DATA BLOCK:
——————

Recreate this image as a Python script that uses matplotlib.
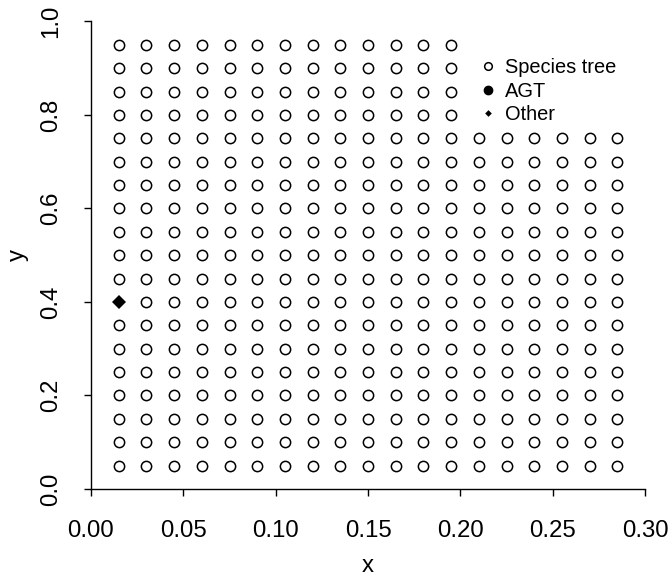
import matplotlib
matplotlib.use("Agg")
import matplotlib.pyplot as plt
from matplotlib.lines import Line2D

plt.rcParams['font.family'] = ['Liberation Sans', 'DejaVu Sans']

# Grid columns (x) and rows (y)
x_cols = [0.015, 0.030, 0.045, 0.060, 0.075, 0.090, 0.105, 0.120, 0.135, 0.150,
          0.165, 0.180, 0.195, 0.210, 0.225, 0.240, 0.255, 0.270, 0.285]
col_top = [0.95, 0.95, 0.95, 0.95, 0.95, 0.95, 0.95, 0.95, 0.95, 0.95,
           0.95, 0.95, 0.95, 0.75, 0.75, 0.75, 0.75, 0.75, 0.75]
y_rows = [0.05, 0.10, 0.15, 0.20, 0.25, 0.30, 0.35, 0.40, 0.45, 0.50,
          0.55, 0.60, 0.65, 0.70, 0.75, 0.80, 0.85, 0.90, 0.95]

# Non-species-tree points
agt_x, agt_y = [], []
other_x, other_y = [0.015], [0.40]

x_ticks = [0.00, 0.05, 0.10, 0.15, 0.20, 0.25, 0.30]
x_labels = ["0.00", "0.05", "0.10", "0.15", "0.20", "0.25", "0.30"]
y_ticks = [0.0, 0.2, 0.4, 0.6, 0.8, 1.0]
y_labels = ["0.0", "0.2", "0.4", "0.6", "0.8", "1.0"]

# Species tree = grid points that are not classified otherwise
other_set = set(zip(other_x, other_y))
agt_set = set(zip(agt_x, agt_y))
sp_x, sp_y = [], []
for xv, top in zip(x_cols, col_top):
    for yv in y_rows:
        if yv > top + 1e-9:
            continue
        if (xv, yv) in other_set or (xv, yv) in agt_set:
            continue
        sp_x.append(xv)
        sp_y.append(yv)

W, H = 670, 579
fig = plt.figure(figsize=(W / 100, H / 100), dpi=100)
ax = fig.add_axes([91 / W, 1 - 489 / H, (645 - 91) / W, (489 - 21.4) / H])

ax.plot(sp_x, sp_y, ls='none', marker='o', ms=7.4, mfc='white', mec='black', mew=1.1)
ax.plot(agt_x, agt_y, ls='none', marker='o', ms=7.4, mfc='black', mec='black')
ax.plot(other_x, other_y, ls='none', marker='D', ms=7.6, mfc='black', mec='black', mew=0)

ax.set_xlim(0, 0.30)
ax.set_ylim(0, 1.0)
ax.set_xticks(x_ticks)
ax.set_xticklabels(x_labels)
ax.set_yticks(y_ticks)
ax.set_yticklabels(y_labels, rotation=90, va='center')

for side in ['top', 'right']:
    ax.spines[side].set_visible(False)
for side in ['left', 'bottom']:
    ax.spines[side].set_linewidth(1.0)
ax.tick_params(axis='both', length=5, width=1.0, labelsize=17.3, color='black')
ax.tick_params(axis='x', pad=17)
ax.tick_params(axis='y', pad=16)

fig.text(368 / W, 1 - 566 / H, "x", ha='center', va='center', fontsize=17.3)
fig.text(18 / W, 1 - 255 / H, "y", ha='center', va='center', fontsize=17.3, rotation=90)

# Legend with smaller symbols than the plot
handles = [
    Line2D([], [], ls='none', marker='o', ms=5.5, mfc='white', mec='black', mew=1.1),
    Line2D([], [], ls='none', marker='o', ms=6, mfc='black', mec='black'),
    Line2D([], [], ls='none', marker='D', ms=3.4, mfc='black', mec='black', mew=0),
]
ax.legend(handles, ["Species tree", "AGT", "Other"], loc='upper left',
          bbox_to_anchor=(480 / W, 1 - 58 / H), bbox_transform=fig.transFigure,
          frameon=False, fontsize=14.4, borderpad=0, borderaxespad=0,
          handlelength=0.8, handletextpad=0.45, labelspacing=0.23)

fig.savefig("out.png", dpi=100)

——————

Copy every line of the data exactly as written, excluding the pictures.

WRITTEN RESPONSE:
Recreate this image as a Python script that uses matplotlib.
import matplotlib
matplotlib.use("Agg")
import matplotlib.pyplot as plt
from matplotlib.lines import Line2D

plt.rcParams['font.family'] = ['Liberation Sans', 'DejaVu Sans']

# Grid columns (x) and rows (y)
x_cols = [0.015, 0.030, 0.045, 0.060, 0.075, 0.090, 0.105, 0.120, 0.135, 0.150,
          0.165, 0.180, 0.195, 0.210, 0.225, 0.240, 0.255, 0.270, 0.285]
col_top = [0.95, 0.95, 0.95, 0.95, 0.95, 0.95, 0.95, 0.95, 0.95, 0.95,
           0.95, 0.95, 0.95, 0.75, 0.75, 0.75, 0.75, 0.75, 0.75]
y_rows = [0.05, 0.10, 0.15, 0.20, 0.25, 0.30, 0.35, 0.40, 0.45, 0.50,
          0.55, 0.60, 0.65, 0.70, 0.75, 0.80, 0.85, 0.90, 0.95]

# Non-species-tree points
agt_x, agt_y = [], []
other_x, other_y = [0.015], [0.40]

x_ticks = [0.00, 0.05, 0.10, 0.15, 0.20, 0.25, 0.30]
x_labels = ["0.00", "0.05", "0.10", "0.15", "0.20", "0.25", "0.30"]
y_ticks = [0.0, 0.2, 0.4, 0.6, 0.8, 1.0]
y_labels = ["0.0", "0.2", "0.4", "0.6", "0.8", "1.0"]

# Species tree = grid points that are not classified otherwise
other_set = set(zip(other_x, other_y))
agt_set = set(zip(agt_x, agt_y))
sp_x, sp_y = [], []
for xv, top in zip(x_cols, col_top):
    for yv in y_rows:
        if yv > top + 1e-9:
            continue
        if (xv, yv) in other_set or (xv, yv) in agt_set:
            continue
        sp_x.append(xv)
        sp_y.append(yv)

W, H = 670, 579
fig = plt.figure(figsize=(W / 100, H / 100), dpi=100)
ax = fig.add_axes([91 / W, 1 - 489 / H, (645 - 91) / W, (489 - 21.4) / H])

ax.plot(sp_x, sp_y, ls='none', marker='o', ms=7.4, mfc='white', mec='black', mew=1.1)
ax.plot(agt_x, agt_y, ls='none', marker='o', ms=7.4, mfc='black', mec='black')
ax.plot(other_x, other_y, ls='none', marker='D', ms=7.6, mfc='black', mec='black', mew=0)

ax.set_xlim(0, 0.30)
ax.set_ylim(0, 1.0)
ax.set_xticks(x_ticks)
ax.set_xticklabels(x_labels)
ax.set_yticks(y_ticks)
ax.set_yticklabels(y_labels, rotation=90, va='center')

for side in ['top', 'right']:
    ax.spines[side].set_visible(False)
for side in ['left', 'bottom']:
    ax.spines[side].set_linewidth(1.0)
ax.tick_params(axis='both', length=5, width=1.0, labelsize=17.3, color='black')
ax.tick_params(axis='x', pad=17)
ax.tick_params(axis='y', pad=16)

fig.text(368 / W, 1 - 566 / H, "x", ha='center', va='center', fontsize=17.3)
fig.text(18 / W, 1 - 255 / H, "y", ha='center', va='center', fontsize=17.3, rotation=90)

# Legend with smaller symbols than the plot
handles = [
    Line2D([], [], ls='none', marker='o', ms=5.5, mfc='white', mec='black', mew=1.1),
    Line2D([], [], ls='none', marker='o', ms=6, mfc='black', mec='black'),
    Line2D([], [], ls='none', marker='D', ms=3.4, mfc='black', mec='black', mew=0),
]
ax.legend(handles, ["Species tree", "AGT", "Other"], loc='upper left',
          bbox_to_anchor=(480 / W, 1 - 58 / H), bbox_transform=fig.transFigure,
          frameon=False, fontsize=14.4, borderpad=0, borderaxespad=0,
          handlelength=0.8, handletextpad=0.45, labelspacing=0.23)

fig.savefig("out.png", dpi=100)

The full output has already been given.